WHAT NEEDS TO BE DONE: Retype the lines beneath this one, from the first through the line containing "sans-serif', size: 24". Pictures are left out.

+++

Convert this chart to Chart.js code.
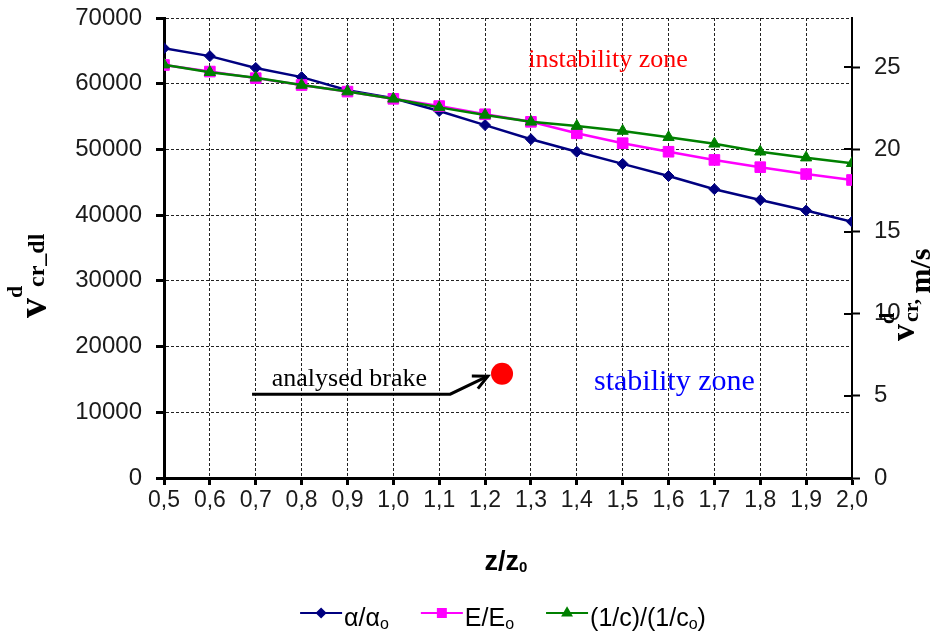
<!DOCTYPE html>
<html>
<head>
<meta charset="utf-8">
<script src="https://cdn.jsdelivr.net/npm/chart.js@4/dist/chart.umd.min.js"></script>
<style>
  html, body { margin: 0; padding: 0; background: #fff; }
  #wrap { width: 937px; height: 632px; position: relative; }
</style>
</head>
<body>
<div id="wrap"><canvas id="chart" width="937" height="632"></canvas></div>
<script>
// z/z0 ratios on the x axis
const zRatio = [0.5, 0.6, 0.7, 0.8, 0.9, 1.0, 1.1, 1.2, 1.3, 1.4, 1.5, 1.6, 1.7, 1.8, 1.9, 2.0];

// v^d_cr_dl for each varied parameter
const alphaSeries = [65400, 64200, 62400, 61000, 59000, 57800, 55850, 53700, 51550, 49650, 47800, 45950, 43950, 42300, 40700, 39000];
const eSeries     = [62850, 61850, 60850, 59800, 58800, 57700, 56600, 55350, 54200, 52450, 50950, 49650, 48400, 47300, 46250, 45350];
const cSeries     = [62900, 61750, 60900, 59800, 58800, 57700, 56400, 55250, 54200, 53550, 52800, 51850, 50850, 49650, 48750, 47900];

// the analysed brake (z/z0, v^d_cr_dl)
const brakePoint = [{ x: 1.237, y: 15850 }];

const leftTicks = [0, 10000, 20000, 30000, 40000, 50000, 60000, 70000];
const rightTicks = [0, 5, 10, 15, 20, 25];
const rightMax = 28;

const legendNames = [['α/α', 'o'], ['E/E', 'o'], ['(1/c)/(1/c', 'o', ')']];

const toXY = arr => arr.map((v, i) => ({ x: zRatio[i], y: v }));

const tickFont = { family: 'Liberation Sans, Arial, sans-serif', size: 24 };

// keep the plot box where the reference has it
const fitTo = (prop, size) => s => {
    s[prop] = size;
    s.paddingTop = 0; s.paddingBottom = 0; s.paddingLeft = 0; s.paddingRight = 0;
};

// text, arrow, axis titles and legend
const extras = {
    id: 'extras',
    afterDraw(chart) {
        const ctx = chart.ctx;
        const xs = chart.scales.x, ys = chart.scales.y, yr = chart.scales.y2;
        const px = v => xs.getPixelForValue(v);
        const py = v => ys.getPixelForValue(v);
        ctx.save();

        // inner halves of right axis ticks
        ctx.strokeStyle = '#000';
        ctx.lineWidth = 2;
        rightTicks.forEach(t => {
            const y = Math.round(yr.getPixelForValue(t));
            ctx.beginPath();
            ctx.moveTo(chart.chartArea.right - 8, y);
            ctx.lineTo(chart.chartArea.right, y);
            ctx.stroke();
        });

        // zone labels
        ctx.textBaseline = 'alphabetic';
        ctx.textAlign = 'left';
        ctx.font = '26px "Liberation Serif", "Times New Roman", serif';
        ctx.fillStyle = '#ff0000';
        ctx.fillText('instability zone', px(1.294), py(62600));
        ctx.font = '30px "Liberation Serif", "Times New Roman", serif';
        ctx.fillStyle = '#0000ff';
        ctx.fillText('stability zone', px(1.4375), py(13350));

        // analysed brake pointer
        ctx.font = '26px "Liberation Serif", "Times New Roman", serif';
        ctx.fillStyle = '#000';
        ctx.fillText('analysed brake', px(0.735), py(14050));
        const ax = px(1.206), ay = py(15500);
        ctx.strokeStyle = '#000';
        ctx.lineWidth = 3;
        ctx.beginPath();
        ctx.moveTo(px(0.692), py(12750));
        ctx.lineTo(px(1.124), py(12750));
        ctx.lineTo(ax, ay);
        ctx.stroke();
        const ang = Math.atan2(ay - py(12750), ax - px(1.124));
        ctx.beginPath();
        ctx.moveTo(ax - 16 * Math.cos(ang - 0.45), ay - 16 * Math.sin(ang - 0.45));
        ctx.lineTo(ax, ay);
        ctx.lineTo(ax - 16 * Math.cos(ang + 0.45), ay - 16 * Math.sin(ang + 0.45));
        ctx.stroke();

        // left axis title
        const serifB = s => 'bold ' + s + 'px "Liberation Serif", "Times New Roman", serif';
        ctx.fillStyle = '#000';
        ctx.save();
        ctx.translate(46, 318);
        ctx.rotate(-Math.PI / 2);
        ctx.font = serifB(40);
        ctx.fillText('v', 0, 0);
        const vw = ctx.measureText('v').width;
        ctx.font = serifB(22);
        ctx.fillText('d', vw, -24);
        ctx.font = serifB(24);
        ctx.fillText('cr_dl', vw + 11, -2);
        ctx.restore();

        // right axis title
        ctx.save();
        ctx.translate(914, 341);
        ctx.rotate(-Math.PI / 2);
        ctx.font = serifB(34);
        ctx.fillText('v', 0, 0);
        const vw2 = ctx.measureText('v').width;
        ctx.font = serifB(20);
        ctx.fillText('d', vw2, -20);
        ctx.font = serifB(22);
        ctx.fillText('cr,', vw2 + 2, 4);
        const cw = ctx.measureText('cr, ').width;
        ctx.font = serifB(30);
        ctx.fillText('m/s', vw2 + 2 + cw, 16);
        ctx.restore();

        // x axis title
        ctx.font = 'bold 27px "Liberation Sans", Arial, sans-serif';
        const zw = ctx.measureText('z/z').width;
        ctx.font = 'bold 15px "Liberation Sans", Arial, sans-serif';
        const ow = ctx.measureText('0').width;
        let tx = 506 - (zw + ow) / 2;
        ctx.font = 'bold 27px "Liberation Sans", Arial, sans-serif';
        ctx.fillText('z/z', tx, 570);
        ctx.font = 'bold 15px "Liberation Sans", Arial, sans-serif';
        ctx.fillText('0', tx + zw, 572);

        // legend
        const big = '25px "Liberation Sans", Arial, sans-serif';
        const small = '16px "Liberation Sans", Arial, sans-serif';
        const lineLen = 42, gap = 2, itemGap = 32;
        const widths = legendNames.map(parts => {
            let w = 0;
            parts.forEach((p, k) => { ctx.font = k === 1 ? small : big; w += ctx.measureText(p).width; });
            return lineLen + gap + w;
        });
        const total = widths.reduce((a, b) => a + b, 0) + itemGap * (widths.length - 1);
        let lx = 503 - total / 2;
        const ly = 613;
        const sets = chart.data.datasets.slice(0, 3);
        sets.forEach((ds, i) => {
            ctx.strokeStyle = ds.borderColor;
            ctx.lineWidth = 2;
            ctx.beginPath();
            ctx.moveTo(lx, ly);
            ctx.lineTo(lx + lineLen, ly);
            ctx.stroke();
            ctx.fillStyle = ds.borderColor;
            Chart.helpers.drawPoint(ctx, { pointStyle: ds.pointStyle, radius: ds.pointRadius * 0.75, borderWidth: 1, rotation: 0 }, lx + lineLen / 2, ly);
            ctx.fill();
            let x = lx + lineLen + gap;
            ctx.fillStyle = '#000';
            legendNames[i].forEach((p, k) => {
                ctx.font = k === 1 ? small : big;
                ctx.fillText(p, x, k === 1 ? ly + 16 : ly + 13);
                x += ctx.measureText(p).width;
            });
            lx += widths[i] + itemGap;
        });

        ctx.restore();
    }
};

new Chart(document.getElementById('chart'), {
    type: 'line',
    data: {
        datasets: [
            {
                label: 'α/αo', data: toXY(alphaSeries), order: 3,
                borderColor: '#000080', backgroundColor: '#000080',
                borderWidth: 2.5, pointStyle: 'rectRot', pointRadius: 5.5, pointBorderWidth: 1
            },
            {
                label: 'E/Eo', data: toXY(eSeries), order: 2,
                borderColor: '#ff00ff', backgroundColor: '#ff00ff',
                borderWidth: 2.5, pointStyle: 'rect', pointRadius: 7.5, pointBorderWidth: 1
            },
            {
                label: '(1/c)/(1/co)', data: toXY(cSeries), order: 1,
                borderColor: '#008000', backgroundColor: '#008000',
                borderWidth: 2.5, pointStyle: 'triangle', pointRadius: 6.5, pointBorderWidth: 1
            },
            {
                label: 'analysed brake', data: brakePoint, order: 0, showLine: false,
                borderColor: '#ff0000', backgroundColor: '#ff0000',
                pointStyle: 'circle', pointRadius: 11, pointBorderWidth: 0
            }
        ]
    },
    options: {
        responsive: false,
        animation: false,
        events: [],
        layout: { padding: { top: 18, left: 0, right: 0, bottom: 0 } },
        plugins: { legend: { display: false }, tooltip: { enabled: false } },
        scales: {
            x: {
                type: 'linear', min: 0.5, max: 2.0,
                afterBuildTicks: s => { s.ticks = zRatio.map(v => ({ value: v })); },
                afterFit: fitTo('height', 154),
                ticks: {
                    color: '#1a1a1a', font: { family: tickFont.family, size: 23 }, padding: 2,
                    maxRotation: 0, autoSkip: false,
                    callback: v => v.toFixed(1).replace('.', ',')
                },
                grid: { color: '#222', lineWidth: 1, tickColor: '#000', tickWidth: 3, tickLength: 7 },
                border: { color: '#000', width: 3, dash: [3, 2] }
            },
            y: {
                position: 'left', min: 0, max: 70000,
                afterBuildTicks: s => { s.ticks = leftTicks.map(v => ({ value: v })); },
                afterFit: fitTo('width', 164),
                ticks: { color: '#1a1a1a', font: tickFont, padding: 14, callback: v => String(v) },
                grid: { color: '#222', lineWidth: 1, tickColor: '#000', tickWidth: 3, tickLength: 8 },
                border: { color: '#000', width: 3, dash: [3, 2] }
            },
            y2: {
                position: 'right', min: 0, max: rightMax,
                afterBuildTicks: s => { s.ticks = rightTicks.map(v => ({ value: v })); },
                afterFit: fitTo('width', 85),
                ticks: { color: '#1a1a1a', font: tickFont, padding: 14, callback: v => String(v) },
                grid: { drawOnChartArea: false, tickColor: '#000', tickWidth: 2, tickLength: 8 },
                border: { color: '#000', width: 2 }
            }
        }
    },
    plugins: [extras]
});
</script>
</body>
</html>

+++

OUTPUT BELOW:
Convert this chart to Chart.js code.
<!DOCTYPE html>
<html>
<head>
<meta charset="utf-8">
<script src="https://cdn.jsdelivr.net/npm/chart.js@4/dist/chart.umd.min.js"></script>
<style>
  html, body { margin: 0; padding: 0; background: #fff; }
  #wrap { width: 937px; height: 632px; position: relative; }
</style>
</head>
<body>
<div id="wrap"><canvas id="chart" width="937" height="632"></canvas></div>
<script>
// z/z0 ratios on the x axis
const zRatio = [0.5, 0.6, 0.7, 0.8, 0.9, 1.0, 1.1, 1.2, 1.3, 1.4, 1.5, 1.6, 1.7, 1.8, 1.9, 2.0];

// v^d_cr_dl for each varied parameter
const alphaSeries = [65400, 64200, 62400, 61000, 59000, 57800, 55850, 53700, 51550, 49650, 47800, 45950, 43950, 42300, 40700, 39000];
const eSeries     = [62850, 61850, 60850, 59800, 58800, 57700, 56600, 55350, 54200, 52450, 50950, 49650, 48400, 47300, 46250, 45350];
const cSeries     = [62900, 61750, 60900, 59800, 58800, 57700, 56400, 55250, 54200, 53550, 52800, 51850, 50850, 49650, 48750, 47900];

// the analysed brake (z/z0, v^d_cr_dl)
const brakePoint = [{ x: 1.237, y: 15850 }];

const leftTicks = [0, 10000, 20000, 30000, 40000, 50000, 60000, 70000];
const rightTicks = [0, 5, 10, 15, 20, 25];
const rightMax = 28;

const legendNames = [['α/α', 'o'], ['E/E', 'o'], ['(1/c)/(1/c', 'o', ')']];

const toXY = arr => arr.map((v, i) => ({ x: zRatio[i], y: v }));

const tickFont = { family: 'Liberation Sans, Arial, sans-serif', size: 24 };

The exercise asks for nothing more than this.